The mega merger of public sector banks, reducing their number to 12 from 27 earlier, is by far the most disruptive move in the banking industry since nationalisation and a step in the right direction. However, the consolidation of banks alone will not serve as a panacea.
It must be followed up by reforms in governance so that the banks can drive the efforts to make India a $5 trillion economy by 2025. Ten public sector banks have been combined under four new merged entities. There are multiple benefits from the merger: enhanced capacity to increase credit, strong national presence and global reach, increased risk appetite, quick adoption of modern technology, wider product offerings with augmented customisation, better ability to raise resources from markets and reduction in lending costs due to improved operational efficiency.

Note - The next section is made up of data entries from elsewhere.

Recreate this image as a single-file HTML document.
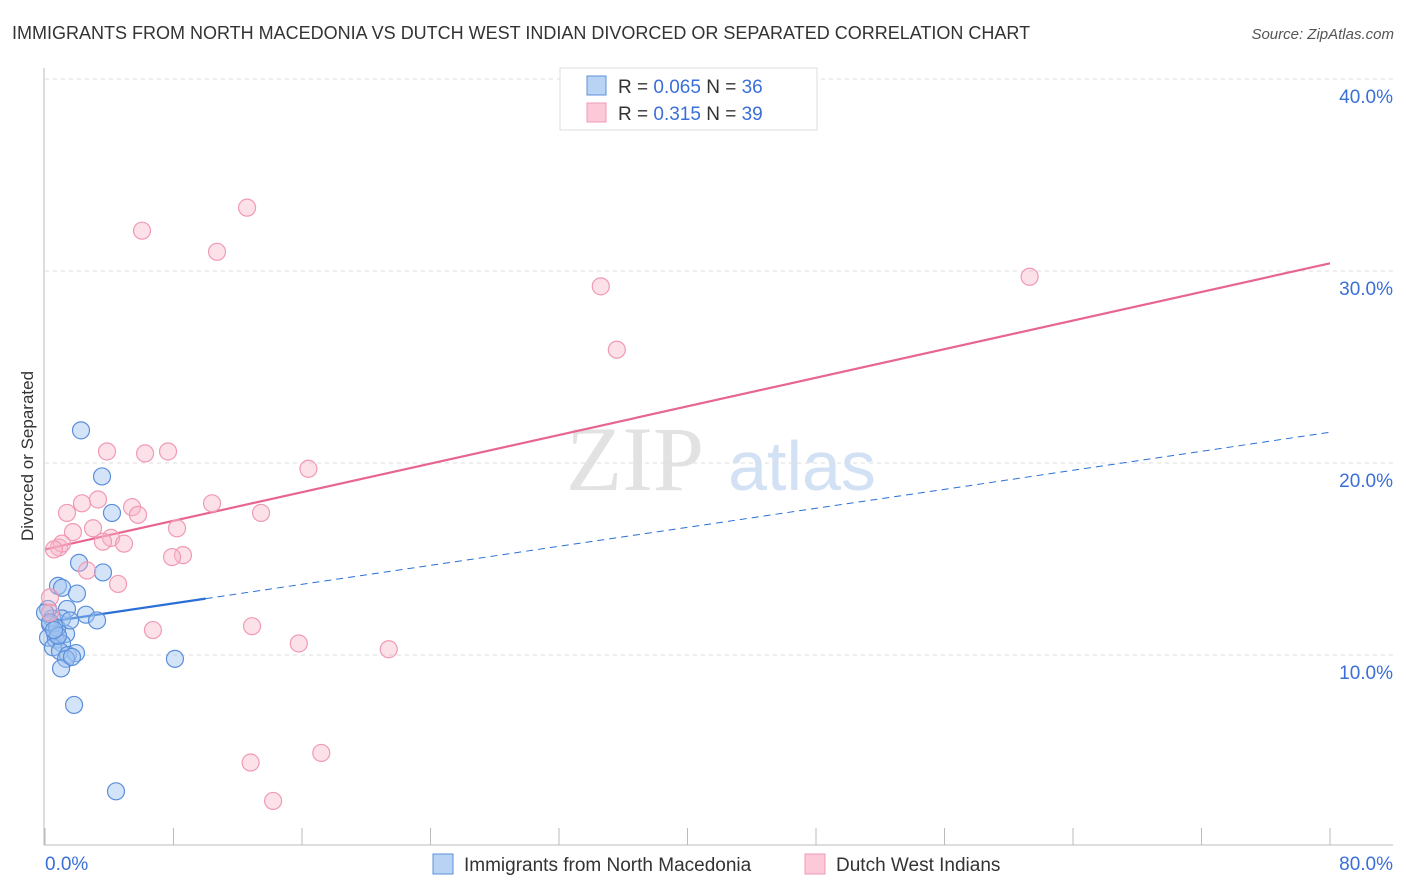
<!DOCTYPE html>
<html><head><meta charset="utf-8"><style>
body{margin:0;background:#fff;font-family:"Liberation Sans",sans-serif;}
#c{position:absolute;left:0;top:0}
</style></head><body>
<svg id="c" width="1406" height="892">
<text x="12" y="39" font-size="18" fill="#333">IMMIGRANTS FROM NORTH MACEDONIA VS DUTCH WEST INDIAN DIVORCED OR SEPARATED CORRELATION CHART</text>
<text x="1394" y="39" font-size="15" fill="#555" font-style="italic" text-anchor="end">Source: ZipAtlas.com</text>
<text x="33" y="456" font-size="17" fill="#333" text-anchor="middle" transform="rotate(-90 33 456)">Divorced or Separated</text>
<text x="635" y="490" font-size="92" fill="#e2e2e2" font-family="Liberation Serif,serif" text-anchor="middle">ZIP</text>
<text x="802" y="490" font-size="70" fill="#d3e1f5" text-anchor="middle">atlas</text>
<g id="grid"></g><g id="axes"></g><g id="lines"></g><g id="pts"></g>
<g>
<rect x="560" y="68" width="257" height="62" fill="#fff" stroke="#ddd"/>
<rect x="587" y="76" width="19" height="19" fill="#b9d3f5" stroke="#5b8fdb"/>
<rect x="587" y="103" width="19" height="19" fill="#fbc9d7" stroke="#f09ab5"/>
<text x="618" y="93" font-size="19" fill="#333">R = <tspan fill="#3a6fd8">0.065</tspan>   N = <tspan fill="#3a6fd8">36</tspan></text>
<text x="618" y="120" font-size="19" fill="#333">R =  <tspan fill="#3a6fd8">0.315</tspan>   N = <tspan fill="#3a6fd8">39</tspan></text>
</g>
<g>
<rect x="433" y="854" width="20" height="20" fill="#b9d3f5" stroke="#5b8fdb"/>
<text x="464" y="871" font-size="19" fill="#333">Immigrants from North Macedonia</text>
<rect x="805" y="854" width="20" height="20" fill="#fbc9d7" stroke="#f09ab5"/>
<text x="836" y="871" font-size="19" fill="#333">Dutch West Indians</text>
</g>
</svg>
<script>
const blueX=[2.24,3.55,4.17,2.12,3.61,0.81,1.06,1.99,0.19,1.37,2.55,3.24,0.44,1.06,0.31,0.62,1.31,0.19,0.68,1.06,0.50,0.93,1.43,1.93,1.31,8.09,1.00,1.81,4.42,0.0,0.31,0.75,1.56,0.81,0.56,1.68];
const blueY=[21.7,19.3,17.4,14.8,14.3,13.6,13.5,13.2,12.4,12.4,12.1,11.8,11.9,11.9,11.6,11.1,11.1,10.9,10.8,10.6,10.4,10.2,10.0,10.1,9.8,9.8,9.3,7.4,2.9,12.2,11.7,11.4,11.8,11.0,11.3,9.9];
const pinkX=[12.58,6.04,10.71,34.6,61.3,35.6,3.86,6.23,7.66,16.4,3.30,2.30,10.4,1.37,5.42,5.79,13.45,2.99,8.22,1.74,4.11,3.61,4.92,0.87,1.06,0.56,8.59,7.91,2.62,4.55,0.31,0.31,6.72,12.89,15.8,21.4,17.2,12.8,14.2];
const pinkY=[33.3,32.1,31.0,29.2,29.7,25.9,20.6,20.5,20.6,19.7,18.1,17.9,17.9,17.4,17.7,17.3,17.4,16.6,16.6,16.4,16.1,15.9,15.8,15.6,15.8,15.5,15.2,15.1,14.4,13.7,13.0,12.2,11.3,11.5,10.6,10.3,4.9,4.4,2.4];
const blueTrend=[11.7,21.6];
const pinkTrend=[15.5,30.4];
const yTicks=[10,20,30,40];
const yTickLabels=["10.0%","20.0%","30.0%","40.0%"];
const xTicks=[0,8,16,24,32,40,48,56,64,72,80];
const NS="http://www.w3.org/2000/svg";
const X=v=>45+v*(1285/80), Y=v=>847-v*19.2;
function mk(p,t,a){const e=document.createElementNS(NS,t);for(const k in a)e.setAttribute(k,a[k]);p.appendChild(e);return e;}
const grid=document.getElementById('grid'),axes=document.getElementById('axes'),lines=document.getElementById('lines'),pts=document.getElementById('pts');
yTicks.forEach((v,i)=>{
 const l=mk(grid,'line',{x1:45,x2:1393,y1:Y(v),y2:Y(v),stroke:'#ddd','stroke-dasharray':'4,4'});
 
 
 const t=mk(axes,'text',{x:1393,y:Y(v)+24,'font-size':19,fill:'#3a6fd8','text-anchor':'end'});
 t.textContent=yTickLabels[i];
 
 
});
const ax=mk(axes,'line',{x1:44,x2:44,y1:68,y2:845,stroke:'#bbb'});


const bx=mk(axes,'line',{x1:44,x2:1393,y1:845,y2:845,stroke:'#bbb'});


xTicks.forEach(v=>{const l=mk(axes,'line',{x1:X(v),x2:X(v),y1:828,y2:845,stroke:'#bbb'});
 
 });
const x0=mk(axes,'text',{x:45,y:870,'font-size':19,fill:'#3a6fd8'});x0.textContent='0.0%';


const x1=mk(axes,'text',{x:1393,y:870,'font-size':19,fill:'#3a6fd8','text-anchor':'end'});x1.textContent='80.0%';


blueX.forEach((v,i)=>{const c=mk(pts,'circle',{cx:X(v),cy:Y(blueY[i]),r:8.5,fill:'rgba(160,195,240,0.45)',stroke:'#5b8fdb','stroke-width':1.2});
 
 });
pinkX.forEach((v,i)=>{const c=mk(pts,'circle',{cx:X(v),cy:Y(pinkY[i]),r:8.5,fill:'rgba(248,180,200,0.4)',stroke:'#f09ab5','stroke-width':1.2});
 
 });
const bAt=v=>blueTrend[0]+(blueTrend[1]-blueTrend[0])*v/80;
const pl=mk(lines,'line',{x1:X(0),y1:Y(pinkTrend[0]),x2:X(80),y2:Y(pinkTrend[1]),stroke:'#e8658f','stroke-width':2.2});


const bs=mk(lines,'line',{x1:X(0),y1:Y(bAt(0)),x2:X(10),y2:Y(bAt(10)),stroke:'#2a6fd6','stroke-width':2.2});


const bd=mk(lines,'line',{x1:X(10),y1:Y(bAt(10)),x2:X(80),y2:Y(bAt(80)),stroke:'#2a6fd6','stroke-width':1,'stroke-dasharray':'7,5'});


</script>
</body></html>
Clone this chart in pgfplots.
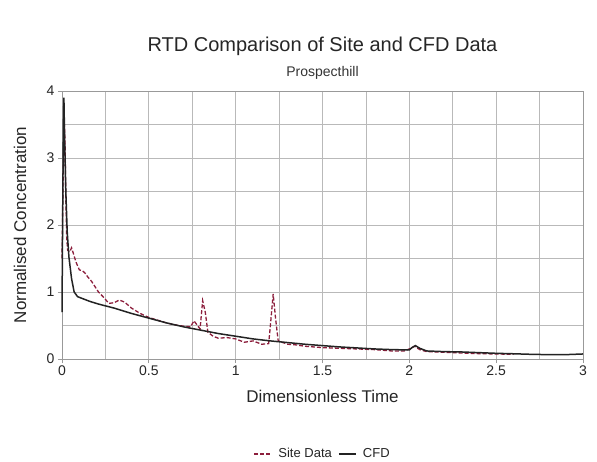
\documentclass[border=0pt]{standalone}
\usepackage{fontspec}
\setmainfont{Liberation Sans}
\usepackage{pgfplots}
\pgfplotsset{compat=1.18}
\definecolor{sitered}{RGB}{140,30,60}
\definecolor{cfdblack}{RGB}{35,35,35}
\definecolor{gridgray}{RGB}{185,185,185}
\begin{document}
\begin{tikzpicture}
\useasboundingbox (-62pt,-102pt) rectangle (535pt,359pt);
\begin{axis}[
  at={(0pt,0pt)}, anchor=south west,
  scale only axis, width=521pt, height=268pt,
  xmin=0, xmax=3, ymin=0, ymax=4,
  clip=false,
  xtick={0,0.5,...,3}, ytick={0,1,2,3,4},
  minor xtick={0.25,0.75,...,2.75}, minor ytick={0.5,1.5,2.5,3.5},
  grid=both,
  major grid style={gridgray, line width=0.7pt},
  minor grid style={gridgray, line width=0.7pt},
  axis line style={gray!80, line width=0.7pt},
  tick style={gray!80, line width=0.7pt},
  minor tick length=0pt, major tick length=4pt,
  tick align=outside, xtick pos=bottom, ytick pos=left,
  /pgf/number format/assume math mode=true,
  ticklabel style={font=\fontsize{14}{16}\selectfont, text=black!85},
  xticklabel style={yshift=1pt},
  xlabel={Dimensionless Time},
  ylabel={Normalised Concentration},
  label style={font=\fontsize{17}{19}\selectfont, text=black!85},
  xlabel style={at={(rel axis cs:0.5,0)}, anchor=center, yshift=-37pt},
  ylabel style={at={(rel axis cs:0,0.5)}, anchor=center, rotate=0, yshift=42pt},
  legend style={at={(0.5,0)}, anchor=center, yshift=-95pt, draw=none,
    font=\fontsize{13}{15}\selectfont, text=black!85, column sep=4pt},
  legend columns=2,
]
\addplot[sitered, line width=1.3pt, dash pattern=on 4pt off 2pt,
  forget plot] coordinates {
(0,1.5)(0.005,2.4)(0.009,3.1)(0.014,3.5)(0.018,3.2)(0.022,2.4)(0.027,1.8)(0.033,1.62)
(0.045,1.6)(0.055,1.66)(0.065,1.58)(0.08,1.45)(0.1,1.33)(0.115,1.32)(0.13,1.29)
(0.15,1.22)(0.17,1.16)(0.19,1.08)(0.21,1.0)(0.24,0.92)(0.27,0.83)(0.3,0.84)
(0.33,0.88)(0.36,0.85)(0.4,0.76)(0.45,0.68)(0.5,0.62)(0.55,0.58)(0.6,0.54)
(0.65,0.51)(0.7,0.49)(0.74,0.48)(0.76,0.57)(0.78,0.5)(0.795,0.45)(0.81,0.87)
(0.825,0.7)(0.84,0.4)(0.87,0.34)(0.9,0.31)(0.95,0.32)(1.0,0.3)(1.05,0.25)
(1.1,0.27)(1.15,0.22)(1.19,0.23)(1.2,0.5)(1.216,0.97)(1.23,0.6)(1.245,0.27)
(1.3,0.22)(1.35,0.21)(1.4,0.19)(1.5,0.17)(1.6,0.16)(1.7,0.15)(1.8,0.14)
(1.9,0.12)(1.97,0.12)(2.0,0.15)(2.03,0.19)(2.06,0.14)(2.1,0.11)(2.2,0.1)
(2.3,0.09)(2.4,0.08)(2.5,0.075)(2.6,0.07)
};
\addlegendimage{sitered, line width=2pt, dash pattern=on 4pt off 2pt}
\addlegendentry{Site Data}
\addplot[cfdblack, line width=1.5pt, forget plot] coordinates {
(0,0.7)(0.004,2.2)(0.008,3.5)(0.011,3.9)(0.015,3.3)(0.022,2.5)(0.03,1.9)
(0.04,1.52)(0.055,1.2)(0.07,1.0)(0.09,0.93)(0.12,0.9)(0.16,0.86)(0.21,0.82)
(0.3,0.76)(0.4,0.68)(0.5,0.61)(0.6,0.54)(0.7,0.48)(0.8,0.43)(0.9,0.38)
(1.0,0.34)(1.1,0.3)(1.2,0.27)(1.3,0.245)(1.4,0.22)(1.5,0.2)(1.6,0.18)
(1.7,0.165)(1.8,0.15)(1.9,0.14)(2.0,0.135)(2.015,0.17)(2.035,0.2)(2.06,0.16)
(2.1,0.12)(2.2,0.11)(2.3,0.105)(2.4,0.095)(2.5,0.085)(2.6,0.078)(2.7,0.07)
(2.8,0.065)(2.9,0.065)(3.0,0.075)
};
\addlegendimage{cfdblack, line width=2pt}
\addlegendentry{CFD}
\node[font=\fontsize{20}{22}\selectfont, text=black!85] at (rel axis cs:0.5,1) [yshift=45pt] {RTD Comparison of Site and CFD Data};
\node[font=\fontsize{14}{16}\selectfont, text=black!80] at (rel axis cs:0.5,1) [yshift=18pt] {Prospecthill};
\end{axis}
\end{tikzpicture}
\end{document}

However, the biggest challenge in implementing the amalgamation is the integration of technology platforms and managing HR-related issues. While consolidation is a long-term objective, it must be remembered that the merged banks will continue to suffer from many of the same drawbacks that afflict the public lenders at present. The fact remains that they will continue to be under government’s control with a heavy baggage of Non-Performing Assets (NPAs), notwithstanding the tall talk of governance reforms. In March this year, the NPAs stood at Rs 7.9 lakh crore. Moreover, the PSBs continue to be revenue guzzlers with the government spending Rs 1 lakh crore on recapitalisation in the last fiscal alone.
In an economy where the share of bank lending to the GDP remains very poor, there is a need for increased competition for providing credit which can be achieved by promoting privatisation of banking industry. It is heartening that the RBI has liberalised regulations for granting licences for regional banks and payment banks. There is an urgent need to remove the shackles on the payment banks that have resulted in stunting their operations and granting more licences to private banks without compromising on eligibility norms. On the other hand, the managements of the merged PSBs must be given the freedom to harmonise branches, redeploy staff and accelerate voluntary retirement schemes. Without such measures, the benefits of the bank mergers in terms of cost efficiency will not materialise.
Each bank should feel more responsible for its own lending and not rely on a merchant bank’s appraisal as they did in the past. The ability to operate in a competitive environment is very important. While merger may not be a magic wand to end all the problems of the public sector banks, it can be the beginning of a process to make them play a key role in the growth of the economy.